I’ve been feeling particularly bug-phobic here lately, which is bad because it’s springtime and the suckers are everywhere. The Snook thinks I should just learn to live with them, but I prefer the “kill-them-all” approach. I submit to the jury…
- Moths. A couple of weeks ago I started noticing moths in our kitchen. I figured they’d come in the window from the garden. No big deal. They were annoying and I’d kill them, but they kept coming back in greater numbers. We’ve finally accepted now that we have a full blown infestation. The Snook cleaned out our cupboard tonight on the hunch that some neglected bag of flour was hatching the bastards. He ended up throwing out about twenty packages of food. Seriously. Four or five bags of rice, several bags of flour, barley, seeds, everything. The buggers were everywhere. We think we’ve gotten rid of all their hotspots, but I’ll be watching closely to see if they return.
- Ants. You know our little lemon tree in the garden? Some of the leaves look like they’re being chewed on, so I examined it closely the other day. I discovered thousands of ants all over the plant! We think aphids are eating the leaves and the ants are milking the aphids (or something similarly gross). I don’t know how to get rid of them without killing the tree. (The Snook says to pick them off, but I’m not going there.) Any suggestions? Oh, and apparently the ants are telling all their friends about the prime grub on our tree, because several new little ant hills have appeared between the garden tiles. Again, I use the term infestation. I’m gonna declare war on them, I swear.

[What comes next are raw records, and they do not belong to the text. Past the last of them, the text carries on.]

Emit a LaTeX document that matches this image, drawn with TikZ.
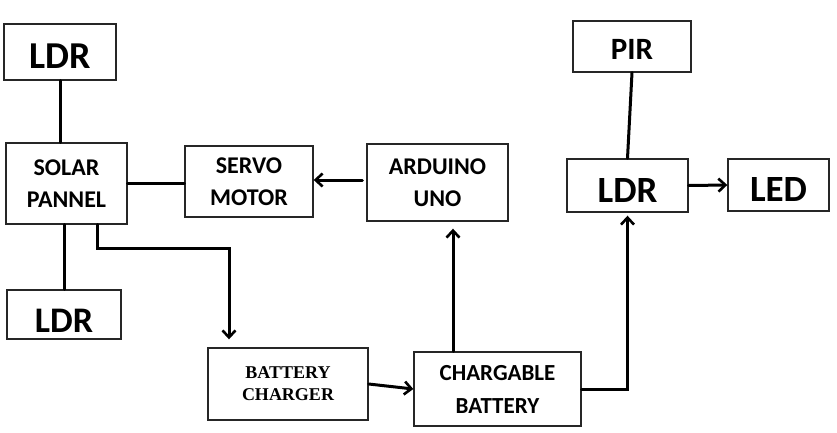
\documentclass[tikz,border=0pt]{standalone}
\usepackage{fontspec}
\newfontfamily\calibf{Carlito}
\newfontfamily\timesf{Liberation Serif}
\usetikzlibrary{arrows.meta}
\newcommand{\lowr}[2]{\raisebox{-#1}[\height][\depth]{#2}}
\begin{document}
\begin{tikzpicture}[x=1pt,y=-1pt,
  blk/.style={draw=black!85, line width=1.4pt, inner sep=0pt, align=center, font=\calibf\bfseries},
  big/.style={font=\calibf\bfseries\fontsize{38}{44}\selectfont},
  mid/.style={font=\calibf\bfseries\fontsize{24}{32}\selectfont},
  wire/.style={line width=3pt, line cap=round, line join=miter},
  arr/.style={wire, -{Straight Barb[length=7pt,width=13pt,line width=2.6pt]}}
]
\useasboundingbox (0,0) rectangle (837,433);
\fill[white] (0,0) rectangle (837,433);
% boxes
\node[blk,big,minimum width=112pt,minimum height=56pt] (ldrA) at (60,52) {\lowr{4pt}{LDR}};
\node[blk,mid,minimum width=121pt,minimum height=81pt] (solar) at (66.5,183.5) {SOLAR\\PANNEL};
\node[blk,mid,minimum width=128pt,minimum height=71pt] (servo) at (249,181.5) {SERVO\\MOTOR};
\node[blk,mid,minimum width=141pt,minimum height=77pt] (ard) at (437.5,182.5) {ARDUINO\\UNO};
\node[blk,font=\calibf\bfseries\fontsize{36}{42}\selectfont,minimum width=114pt,minimum height=49pt] (ldrB) at (64,314.5) {\lowr{6pt}{LDR}};
\node[blk,font=\timesf\bfseries\fontsize{18}{22}\selectfont,minimum width=160pt,minimum height=72pt] (chg) at (288,384) {BATTERY\\CHARGER};
\node[blk,font=\calibf\bfseries\fontsize{23}{33}\selectfont,minimum width=167pt,minimum height=74pt] (bat) at (497.5,389) {CHARGABLE\\BATTERY};
\node[blk,font=\calibf\bfseries\fontsize{31}{36}\selectfont,minimum width=118pt,minimum height=51pt] (pir) at (632,46.5) {\lowr{3pt}{PIR}};
\node[blk,font=\calibf\bfseries\fontsize{37}{42}\selectfont,minimum width=121pt,minimum height=53pt] (ldrC) at (627.5,185.5) {\lowr{5pt}{LDR}};
\node[blk,font=\calibf\bfseries\fontsize{37}{42}\selectfont,minimum width=101pt,minimum height=52pt] (led) at (778.5,185) {\lowr{5pt}{LED}};
% helper coordinates
\coordinate (sOut) at ([xshift=30.5pt]solar.south);
\coordinate (sBend) at ([yshift=-24pt]sOut);
\coordinate (cBend) at ([xshift=-59pt]chg.north |- sBend);
\coordinate (cIn) at ([xshift=-59pt]chg.north);
\coordinate (bOut) at ([xshift=-44.5pt]bat.north);
% connectors
\draw[wire] (ldrA.south) -- (ldrA.south |- solar.north);
\draw[wire] (solar.east) -- (solar.east -| servo.west);
\draw[arr, shorten <=4pt] (ard.west |- 0,180) -- (servo.east |- 0,180);
\draw[wire] (solar.south -| ldrB.north) -- (ldrB.north);
\draw[arr, shorten >=8pt] (sOut) -- (sBend) -- (cBend) -- (cIn);
\draw[arr] (chg.east) -- (bat.west);
\draw[arr, shorten >=7pt] (bOut) -- (bOut |- ard.south);
\draw[arr, shorten >=3pt] (bat.east) -| (ldrC.south);
\draw[wire] (pir.south) -- (ldrC.north);
\draw[arr] (ldrC.east) -- (led.west);
\end{tikzpicture}
\end{document}
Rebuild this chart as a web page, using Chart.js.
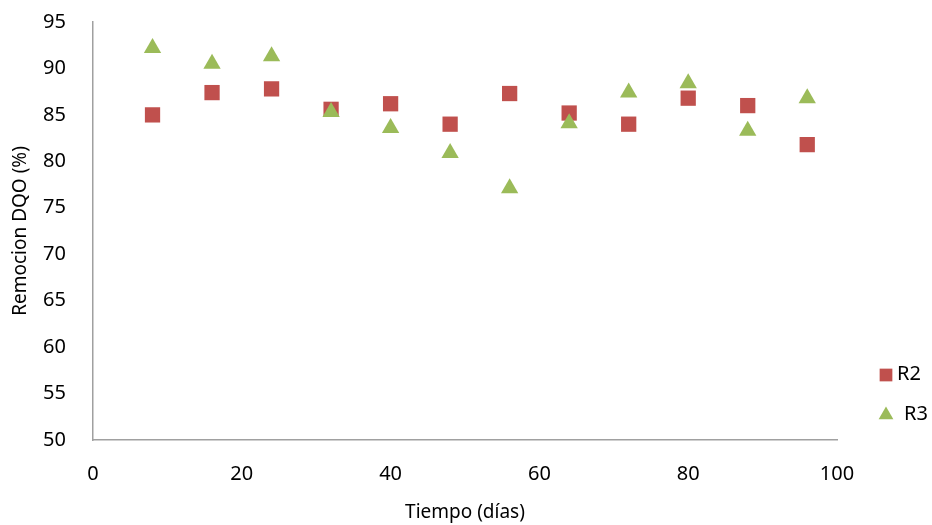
<!DOCTYPE html>
<html>
<head>
<meta charset="utf-8">
<script src="https://cdn.jsdelivr.net/npm/chart.js@4.4.1/dist/chart.umd.min.js"></script>
<style>
  html, body { margin: 0; padding: 0; background: #fff; }
  #wrap { width: 932px; height: 525px; }
</style>
</head>
<body>
<div id="wrap"><canvas id="dqoChart" width="932" height="525"></canvas></div>
<script>
// Remocion de DQO por reactor
var dias = [8, 16, 24, 32, 40, 48, 56, 64, 72, 80, 88, 96];
var r2 = [85.0, 87.4, 87.8, 85.6, 86.2, 84.0, 87.3, 85.2, 84.0, 86.8, 86.0, 81.8];
var r3 = [92.2, 90.5, 91.3, 85.3, 83.6, 80.9, 77.1, 84.1, 87.4, 88.4, 83.3, 86.8];
var yTicks = [50, 55, 60, 65, 70, 75, 80, 85, 90, 95];
var xTicks = [0, 20, 40, 60, 80, 100];

var ROJO = '#c0504d';
var VERDE = '#9bbb59';
var FUENTE = '"Noto Sans", "Open Sans", sans-serif';

function toPoints(xs, ys) {
    return xs.map(function(x, i) { return { x: x, y: ys[i] }; });
}

// Leyenda simple a la derecha del area de trazado
var leyenda = {
    id: 'leyendaDerecha',
    afterDatasetsDraw: function(chart) {
        var ctx = chart.ctx;
        var items = [
            { text: 'R2', style: 'rect', color: ROJO, radius: 9, y: 375, tx: 897 },
            { text: 'R3', style: 'triangle', color: VERDE, radius: 8.5, y: 415, tx: 904 }
        ];
        ctx.save();
        items.forEach(function(it) {
            ctx.fillStyle = it.color;
            Chart.helpers.drawPoint(ctx, { pointStyle: it.style, radius: it.radius, borderWidth: 0, rotation: 0 }, 886, it.y);
            ctx.fillStyle = '#000';
            ctx.font = '20px ' + FUENTE;
            ctx.textAlign = 'left';
            ctx.textBaseline = 'middle';
            ctx.fillText(it.text, it.tx, it.y - 1);
        });
        ctx.restore();
    }
};

new Chart(document.getElementById('dqoChart'), {
    type: 'scatter',
    data: {
        datasets: [{
            label: 'R2',
            data: toPoints(dias, r2),
            pointStyle: 'rect',
            pointRadius: 10.8,
            pointHoverRadius: 10.8,
            backgroundColor: ROJO,
            borderColor: ROJO,
            pointBorderWidth: 0,
            order: 1
        }, {
            label: 'R3',
            data: toPoints(dias, r3),
            pointStyle: 'triangle',
            pointRadius: 10,
            pointHoverRadius: 10,
            backgroundColor: VERDE,
            borderColor: VERDE,
            pointBorderWidth: 0,
            order: 0
        }]
    },
    options: {
        responsive: false,
        animation: false,
        layout: { padding: { top: 22, right: 95, left: 0, bottom: 0 } },
        plugins: {
            legend: { display: false },
            tooltip: { enabled: false }
        },
        scales: {
            x: {
                type: 'linear',
                min: 0,
                max: 100,
                afterBuildTicks: function(scale) {
                    scale.ticks = xTicks.map(function(v) { return { value: v }; });
                },
                afterFit: function(scale) { scale.height = 85; },
                grid: { display: false, drawTicks: false },
                border: { display: true, color: '#a0a0a0', width: 1.5 },
                ticks: { padding: 22, color: '#000', font: { family: FUENTE, size: 20 } },
                title: {
                    display: true,
                    text: 'Tiempo (días)',
                    color: '#000',
                    font: { family: FUENTE, size: 19 },
                    padding: { bottom: 1 }
                }
            },
            y: {
                type: 'linear',
                min: 50,
                max: 95,
                afterBuildTicks: function(scale) {
                    scale.ticks = yTicks.map(function(v) { return { value: v }; });
                },
                afterFit: function(scale) {
                    scale.width = 93;
                    scale.paddingTop = 0;
                    scale.paddingBottom = 0;
                },
                grid: { display: false, drawTicks: false },
                border: { display: true, color: '#a0a0a0', width: 1.5 },
                ticks: { padding: 27, color: '#000', font: { family: FUENTE, size: 20 } },
                title: {
                    display: true,
                    text: 'Remocion DQO (%)',
                    color: '#000',
                    font: { family: FUENTE, size: 19 },
                    padding: { top: 9 }
                }
            }
        }
    },
    plugins: [leyenda]
});
</script>
</body>
</html>
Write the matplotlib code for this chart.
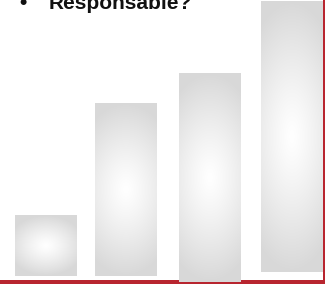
import numpy as np
import matplotlib
matplotlib.use("Agg")
import matplotlib.pyplot as plt
from matplotlib.patches import Rectangle

# Data (pixel-scale units, y measured upward from bottom of figure)
bar_lefts = [15, 95, 179, 261]
bar_width = 62
bar_bottoms = [8, 8, 2, 12]
bar_heights = [61, 173, 209, 271]
title_text = "Responsable?"

fig = plt.figure(figsize=(3.25, 2.84), dpi=100)
ax = fig.add_axes([0, 0, 1, 1])
ax.set_xlim(0, 325)
ax.set_ylim(0, 284)
ax.axis("off")

def grad(w, h, square):
    nx, ny = max(int(w), 2), max(int(h), 2)
    x = np.linspace(-1, 1, nx)
    y = np.linspace(-1, 1, ny)
    X, Y = np.meshgrid(x, y)
    wx = 0.6 if square else 0.3
    r = np.sqrt(wx * X**2 + Y**2)
    r = np.clip(r, 0, 1)
    v = 255 - (255 - 216) * r**1.2
    img = np.stack([v, v, v], axis=-1) / 255.0
    return img

for left, b, h in zip(bar_lefts, bar_bottoms, bar_heights):
    img = grad(bar_width, h, h < 1.5 * bar_width)
    ax.imshow(img, extent=(left, left + bar_width, b, b + h),
              aspect="auto", interpolation="bilinear", zorder=2)

red = "#b8252f"
ax.add_patch(Rectangle((0, 0), 325, 4, facecolor=red, edgecolor="none", zorder=1))
ax.add_patch(Rectangle((323, 0), 2, 284, facecolor=red, edgecolor="none", zorder=1))

ax.text(19, 284 - 9, "\u2022", fontsize=15, fontweight="bold",
        family="Liberation Sans", va="baseline", ha="left", color="#111111")
ax.text(49, 284 - 9, title_text, fontsize=15, fontweight="bold",
        family="Liberation Sans", va="baseline", ha="left", color="#111111")

ax.set_xlim(0, 325)
ax.set_ylim(0, 284)
fig.savefig("out.png", dpi=100)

- Mozzies. Ah, the yearly ritual announcing the coming of summer: the first mozzie bite on my forehead. They’re not too bad right now (courtesy of the drought), but there have been enough to annoy. We need a new mosquito net for our bed. The only problem is that most of the ones I’ve seen for sale are the round “hoop” kind. We’ve got a four poster canopy bed, so we need a square one (preferably with doors on each side). The futon store up the road has one, but it’s over $200! I’m thinking there has to be a cheaper solution. Time is running out though, and if I get many more bites my sense of self-preservation will trump my frugality.
- Cockroaches. I don’t think I’d ever seen a cockroach in my life til I moved to London. You just don’t get ’em out in Indiana. Here in Newtown they’re an accepted fact of life. It’s an old neighborhood with lots of very old houses. Again, I’ve been told I need to just accept them. So far I’ve only seen two in this house: one on the floor in the bedroom (which I squished with a shoe), and one on the freakin’ corner of my desk. The problem is, Australian cockroaches are HUGE. They look like the fake anthropomorphized ones you see in commercials. They’re scary. I’ve decided to remain anti-cockroach. I shall be ever vigilant against their encroachment.
See what I mean? I feel surrounded by creatures all the time. (And you know how I am about wildlife.) I don’t have OCD, and I don’t require that my home be completely sterile. But is it too much to ask that the Great Outdoors remain, you know, outdoors??